At the end of each trial a record of your performance is printed out in the form of graphs and root mean square (RMS) measures of how well you controlled the size of the target disk. RMS measures performance in terms of the deviation of the size of the target disk from its average size during a trial; the smaller the RMS value, the better your control of the size of the disk. Once you have gotten the RMS number in the upper left corner of the print out of the results (the one labeled "RMS Area 1") to be as small as you can get it you can come back and read the rest of this write up to find out what the demonstration shows.

What It’s About

You will have noticed that there were two phases of this demonstration. During the first phase (1) the size of the six context disks was constant; during the second phase (2) the size of these context disks varied from small to large. When you look at the results of the demonstration you should see that your control of the size of the target disk was much better during phase 1 than it was during phase 2 of the demonstration. An example of the results you might have gotten is shown in the figure below :

The values in the upper left corner of the display, labelled “Area RMS 1” and “Area RMS 2”, are measures of your performance in terms of the accuracy of control of the size of the target disk during phases 1 and 2 of the demonstration, respectively. Since the smaller the value of the RMS measure the more accurate the control of the disk, control of the disk was nearly 5 times more accurate in phase 1 than in phase 2 of the demonstration. The reason is clear from looking at the red lines in the graphs.

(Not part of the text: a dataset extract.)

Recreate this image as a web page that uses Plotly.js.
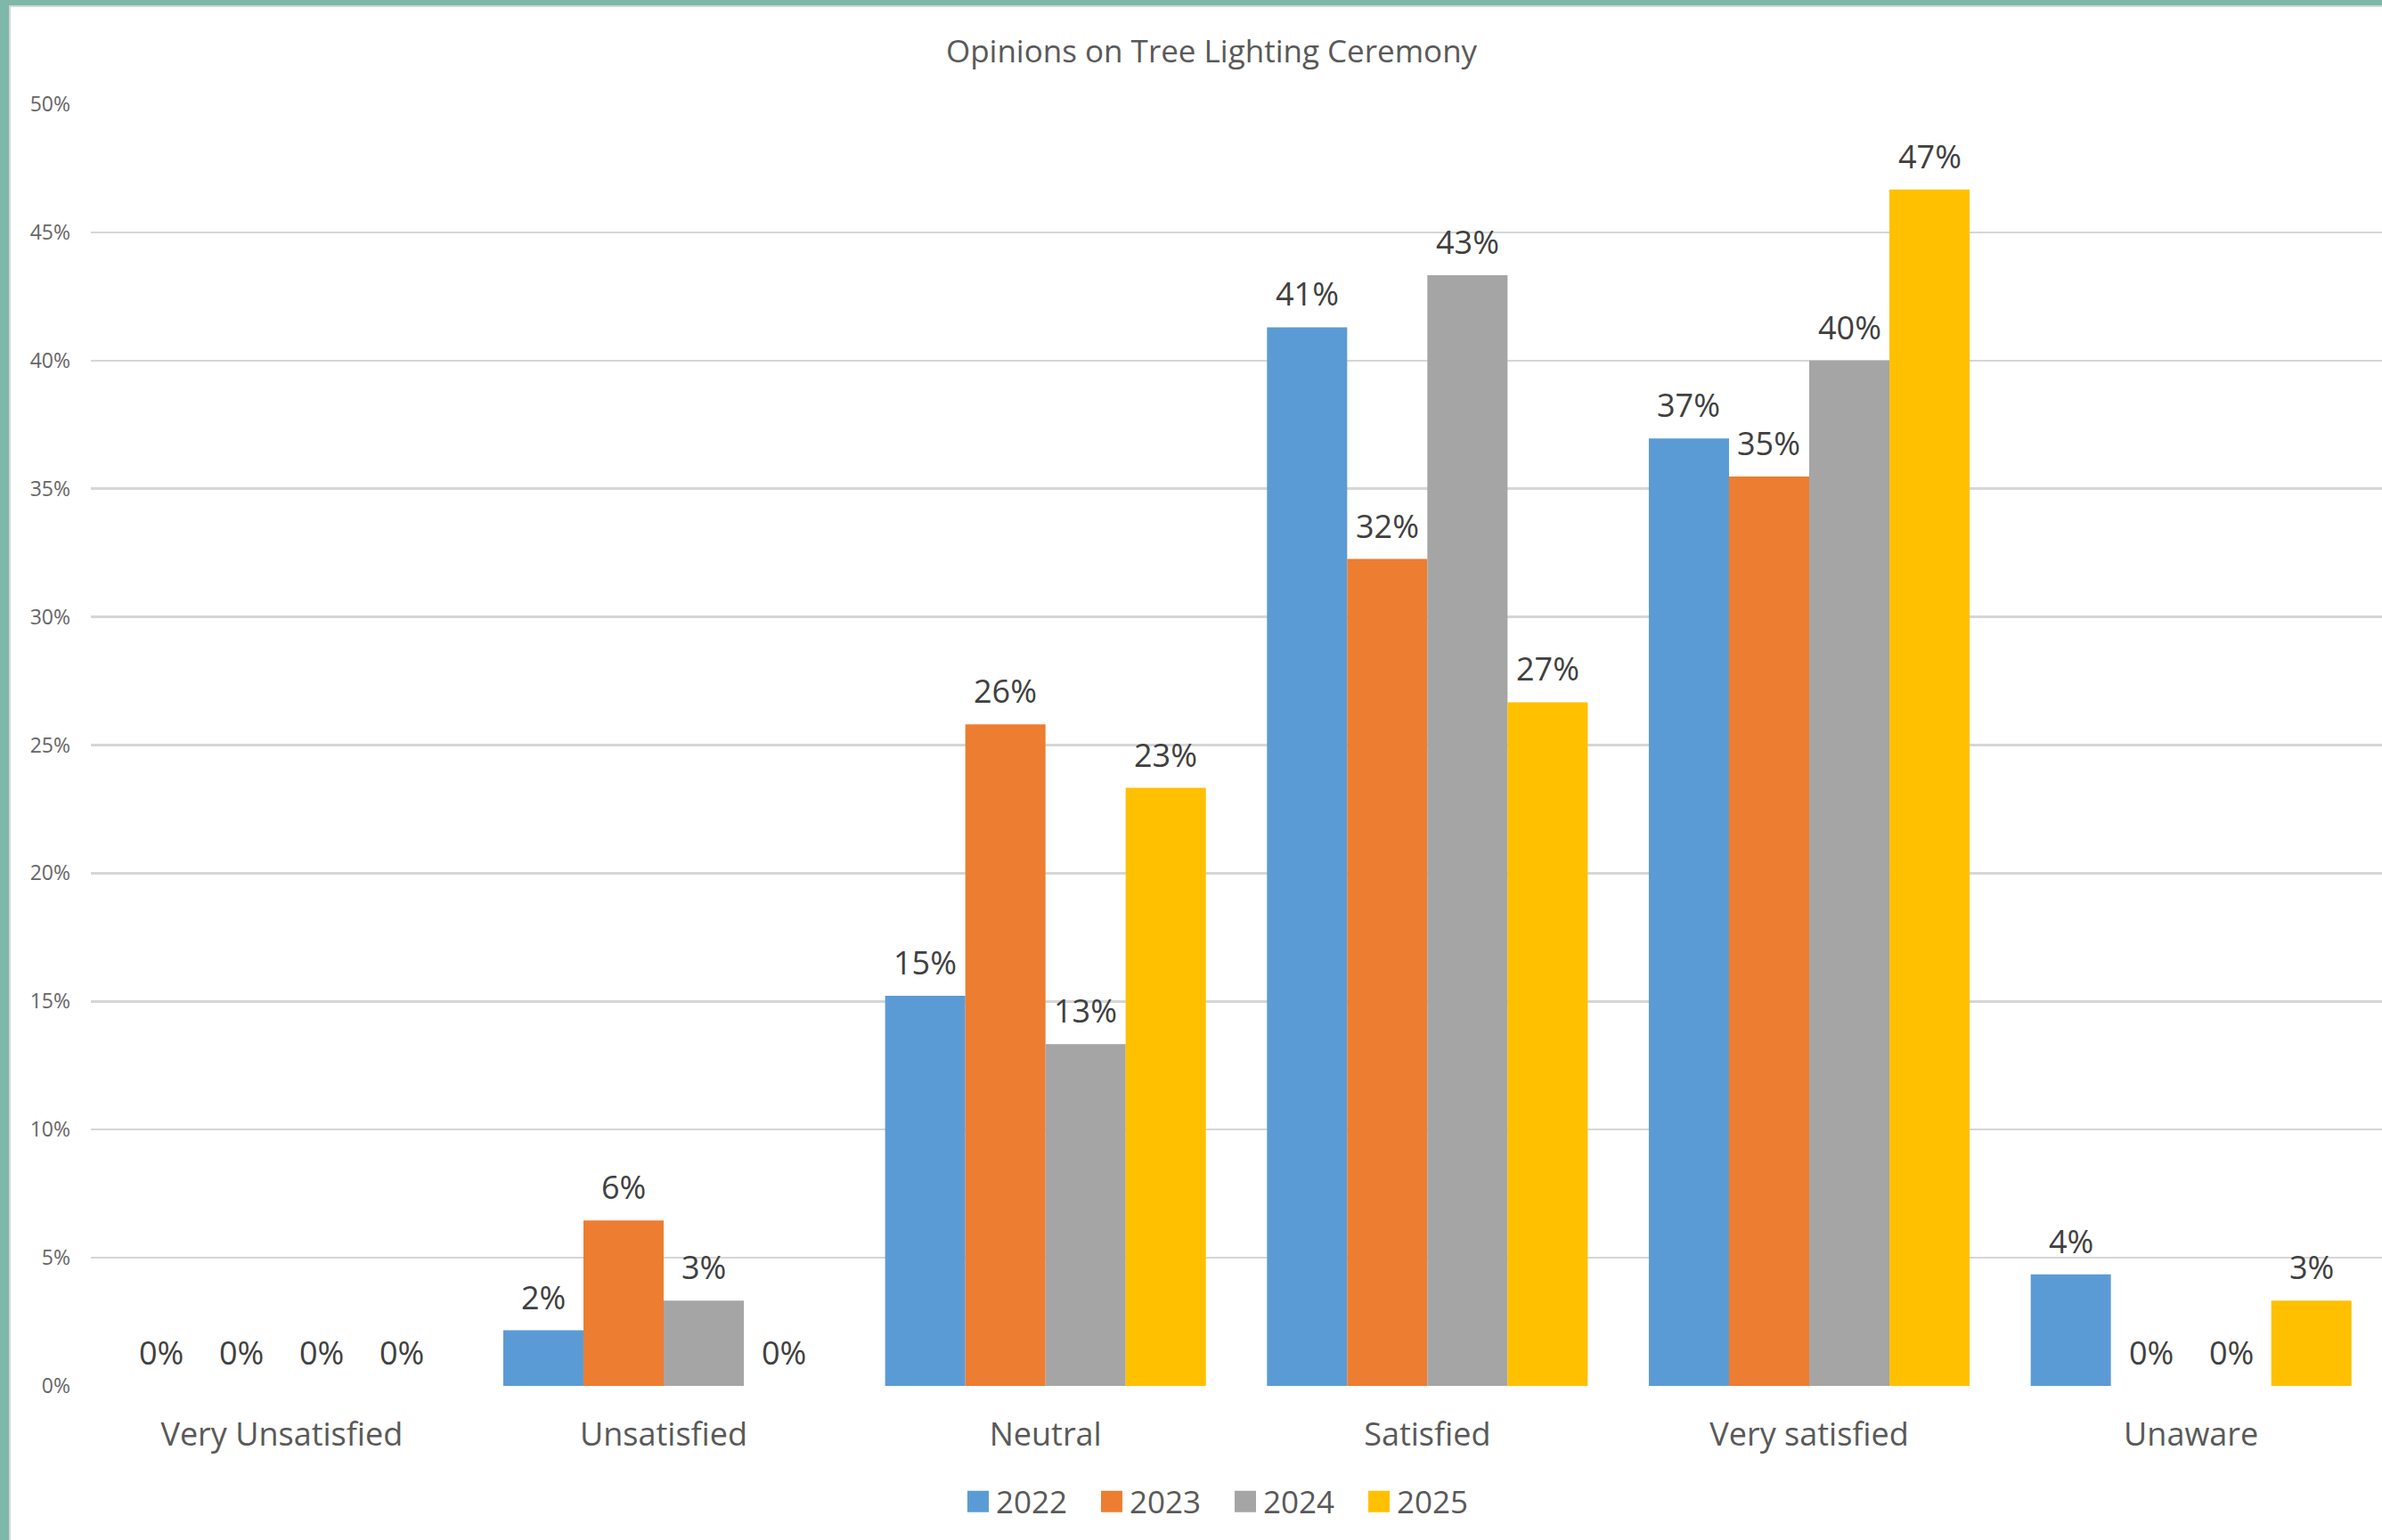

The red line shows the size of the target disk varying over time. The top graph, labeled “Constant Context”, shows the variation in the size of the target disk during phase 1; the bottom graph, labeled “Variable Context”, shows the variation in the size of the target disk during phase 2. The less the red line varies over time, the better the control of the size of the target disk. Clearly, the red line varies far less during phase 1 then during phase 2. The reason for this is clear from looking at the black line in each graph, which shows the variation in the size of the context disks during each phase. During phase 1 the black line is flat, indicating that the size of the context disks was constant throughout this phase; the only cause of the variation the size of the salmon disk during phase 1 was the computer’s disturbance (indicated by the green line in the graph) and the participant’s mouse movements that were made to compensate for this disturbance. During phase 2, however, the black line varies, indicating that the size of the context disks was varying throughout this phase and the size of the target disk varied in concert with these variations; the target disk got larger when the context disks got larger and smaller when the context disks got smaller. This relationship between the size of the context and target disks would be expected to occur if the participant is controlling the ratio of the size of target disk to the size of the context disks rather than the size of the target disk itself, as instructed.

The fact that the participant is controlling the ratio of the size of the target disk to the size of the context disk is shown by measures of how well this ratio was controlled in each phase of the experiment. These measures are labeled Ratio RMS 1 and Ratio RMS 2. These are measures of the average deviation of the ratio of target to context disk size from the average value of this ratio in phase 1 and phase 2 of the demonstration, respectively. Note that these values are both quite small and nearly the same, indicating that it was, indeed, the ratio of target to context disk size that was being controlled in both phases of the experiment. The fact that the ratio of target to context disk size is the controlled variable is also shown by the fact that the blue lines in the graphs of performance in both phase 1 and phase 2 of the demonstration are nearly perfectly flat, indicating that the ratio is being kept in the intended (reference) state – ¼ inch in diameter – in both phases of the experiment.